Leaving the Royal Academy, the couple set up home in St Albans, Hertfordshire; Paul taught part-time at several schools and art colleges. With a growing family, he applied for a full-time teaching post, ending up as art master at Rugby School for the next 20 years. Although painting was his true calling, he was a talented and inspiring teacher. Doc Martin, as he became universally known, was a dreamer, but also a maker: an integrated approach that he passed on to his students, many of whom went on to become artists in their own right.

An artist of enormous energy and application, he began to make a name for himself with large and often semi-narrative paintings, with themes and figures drawn eclectically from the Bible, ancient mythology, and contemporary life. The stories and images were elusive, allusive, and deliberately unexplained. And Paul enriched these with a customised version of a traditional encaustic technique, which involved hot beeswax and ground pigments, and also sand, grit, and other organic ingredients. The surfaces were pitted, scarred, and abraded: the quality of the surface became as important as the images themselves.

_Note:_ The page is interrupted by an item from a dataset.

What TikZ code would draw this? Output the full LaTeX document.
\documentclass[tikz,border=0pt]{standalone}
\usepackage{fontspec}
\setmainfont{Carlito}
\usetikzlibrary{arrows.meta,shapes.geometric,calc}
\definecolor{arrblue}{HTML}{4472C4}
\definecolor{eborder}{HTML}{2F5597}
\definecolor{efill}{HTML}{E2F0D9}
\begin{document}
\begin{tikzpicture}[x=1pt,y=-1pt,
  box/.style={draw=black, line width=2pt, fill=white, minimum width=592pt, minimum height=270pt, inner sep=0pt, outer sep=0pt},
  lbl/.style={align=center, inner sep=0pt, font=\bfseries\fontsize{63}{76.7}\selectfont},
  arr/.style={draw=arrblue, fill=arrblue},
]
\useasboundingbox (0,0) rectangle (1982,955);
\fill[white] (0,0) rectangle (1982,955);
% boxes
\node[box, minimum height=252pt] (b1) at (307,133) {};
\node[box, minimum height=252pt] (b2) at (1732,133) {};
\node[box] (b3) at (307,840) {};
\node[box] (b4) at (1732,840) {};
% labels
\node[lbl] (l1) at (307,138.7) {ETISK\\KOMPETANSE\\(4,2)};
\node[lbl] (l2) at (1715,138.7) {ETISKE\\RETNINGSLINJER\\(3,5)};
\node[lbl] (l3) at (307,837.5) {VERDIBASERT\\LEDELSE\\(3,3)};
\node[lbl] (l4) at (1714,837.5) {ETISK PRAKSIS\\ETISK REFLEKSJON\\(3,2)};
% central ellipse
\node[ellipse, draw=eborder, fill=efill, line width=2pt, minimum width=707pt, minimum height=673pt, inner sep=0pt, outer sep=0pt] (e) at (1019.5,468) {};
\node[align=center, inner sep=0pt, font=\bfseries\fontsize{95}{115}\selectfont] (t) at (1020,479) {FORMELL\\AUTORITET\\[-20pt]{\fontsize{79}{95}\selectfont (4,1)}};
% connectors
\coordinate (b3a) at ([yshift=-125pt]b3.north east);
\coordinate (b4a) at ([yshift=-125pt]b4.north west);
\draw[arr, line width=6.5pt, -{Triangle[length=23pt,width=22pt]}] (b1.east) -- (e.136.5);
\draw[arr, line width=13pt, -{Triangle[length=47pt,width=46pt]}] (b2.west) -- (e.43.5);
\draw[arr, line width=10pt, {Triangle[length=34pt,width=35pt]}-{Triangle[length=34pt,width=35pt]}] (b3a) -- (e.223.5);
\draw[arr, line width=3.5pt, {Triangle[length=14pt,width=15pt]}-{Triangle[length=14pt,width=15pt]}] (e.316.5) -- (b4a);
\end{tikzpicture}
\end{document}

Paul’s evolving faith had, during this time, led him to migrate from the strict Evangelical Baptist tradition of his youth to an immersion in the much older tradition of Orthodoxy, in whose rich iconographic heritage and stately liturgical forms he felt more profoundly at home. He took up the practice of icon-writing himself, though he made a clear distinction between this and his personal art practice. That said, there was a tangible transfer of style and content which, almost by osmosis, passed into his paintings, giving them a distinctiveness that spoke to a growing number of collectors.

After his retirement from Rugby, the final ten years of his teaching career were spent in Edinburgh, as a lecturer and tutor at Leith School of Art, an independent art school, with a gentle underlying ethos of Christian spirituality. A major shift in his work happened in this period. The human figure disappeared from his paintings, and he became preoccupied with the physical landscape. He rejected notions of the scenic or picturesque: his paintings became a tapestry of media, including small found objects (even false teeth on one occasion) and fragments of beach glass, sand, ash, and various home-made compounds.

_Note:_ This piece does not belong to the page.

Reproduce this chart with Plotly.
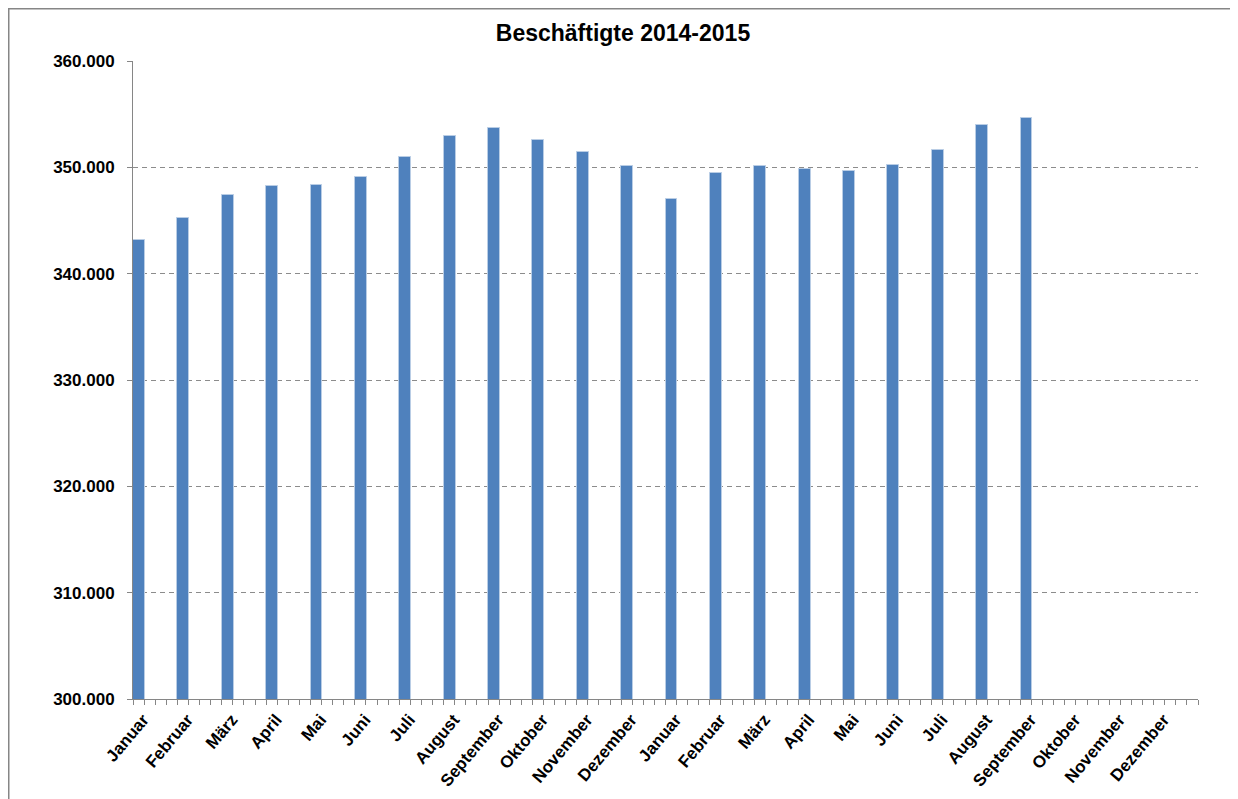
import plotly.graph_objects as go

months = ["Januar", "Februar", "März", "April", "Mai", "Juni", "Juli", "August",
          "September", "Oktober", "November", "Dezember"]
years = ["2014", "2015"]
categories = [f"{m} {y}" for y in years for m in months]
tick_labels = months + months
values_2014 = [343180, 345230, 347360, 348210, 348370, 349120, 350940, 352920,
               353680, 352610, 351480, 350160]
values_2015 = [346980, 349500, 350160, 349880, 349660, 350250, 351640, 354000,
               354660, None, None, None]
values = values_2014 + values_2015

title = "Beschäftigte 2014-2015"
y_ticks = [300000, 310000, 320000, 330000, 340000, 350000, 360000]

FONT = "Liberation Sans, Arial, sans-serif"

W, H = 1230, 791
L, R, T, B = 125, 40, 53, 100
PW, PH = W - L - R, H - T - B

fig = go.Figure()
fig.add_trace(go.Bar(
    x=categories, y=values,
    offset=-0.5, width=0.27,
    marker=dict(color="#4F81BD", line=dict(color="#B9CDE5", width=1)),
    showlegend=False, hoverinfo="x+y",
))
# empty trace to show the quarter-category tick marks on an overlay axis
fig.add_trace(go.Scatter(x=[], y=[], xaxis="x2", showlegend=False))

fig.update_layout(
    width=W, height=H,
    margin=dict(l=L, r=R, t=T, b=B),
    paper_bgcolor="white", plot_bgcolor="white",
    separators=",.",
    font=dict(family=FONT, color="black"),
    title=dict(text=f"<b>{title}</b>", x=0.5, xanchor="center",
               y=1 - 25 / H, yanchor="middle",
               font=dict(size=23, family=FONT, color="black")),
    bargap=0,
    xaxis=dict(
        type="category", categoryorder="array", categoryarray=categories,
        tickmode="array", tickvals=categories, ticktext=tick_labels,
        tickangle=-50, tickfont=dict(size=17, family=FONT, color="black", weight="bold"),
        ticklabelshift=-12, ticklabelstandoff=3,
        showline=True, linecolor="#868686", linewidth=1,
        ticks="", showgrid=False, zeroline=False,
        range=[-0.5, 23.5], automargin=False,
    ),
    xaxis2=dict(
        overlaying="x", anchor="y", side="bottom", type="linear",
        range=[-0.5, 23.5], tick0=-0.5, dtick=0.25,
        ticks="outside", ticklen=5, tickcolor="#868686", tickwidth=1,
        showticklabels=False, showgrid=False, zeroline=False, showline=False,
    ),
    yaxis=dict(
        range=[300000, 360000], tickvals=y_ticks, tickformat=",d",
        tickfont=dict(size=17, family=FONT, color="black", weight="bold"),
        showline=True, linecolor="#868686", linewidth=1,
        ticks="outside", ticklen=5, tickcolor="#868686",
        ticklabelstandoff=9,
        showgrid=True, gridcolor="#8C8C8C", gridwidth=1, griddash="5px,4px",
        zeroline=False,
    ),
    shapes=[dict(type="rect", xref="paper", yref="paper",
                 x0=-(L - 0.75) / PW, x1=(1225 - L) / PW,
                 y0=-(B + 30) / PH, y1=1 + (T - 0.75) / PH,
                 line=dict(color="#868686", width=1.5), fillcolor="rgba(0,0,0,0)",
                 layer="below")],
)

fig.write_html("out.html")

These weren’t abstracts, but looked as though they had been excavated or stripped from the earth. He drew inspiration from thinkers such as the medieval Scottish priest and scholar Duns Scotus, the 20th-century Austrian poet Rainer Maria Rilke, and the French priest and palaeontologist Pierre Teilhard de Chardin. With these, he shared an intuition that God was not a remote figure beyond the universe, but was somehow present in the very fabric, the materiality, of creation. He liked to talk of a Logos that was seamlessly enfolded in the nature of things.

In the year leading up to Paul’s illness and death, it seems that his working was beginning to shift yet again. He had prepared the ground, as it were, and figures shyly, tentatively, made their way back into the frame. He was still, in his mid-seventies, alive to new horizons, new possibilities.

His wife and three sons survive him. After Paul’s death, his son Henry found this quote from Teilhard de Chardin written in one of his notebooks. It makes a fitting epitaph: Throughout my whole life, during every minute of it, the world has been gradually lighting up and blazing before my eyes until it has come to surround me, entirely lit up from within.”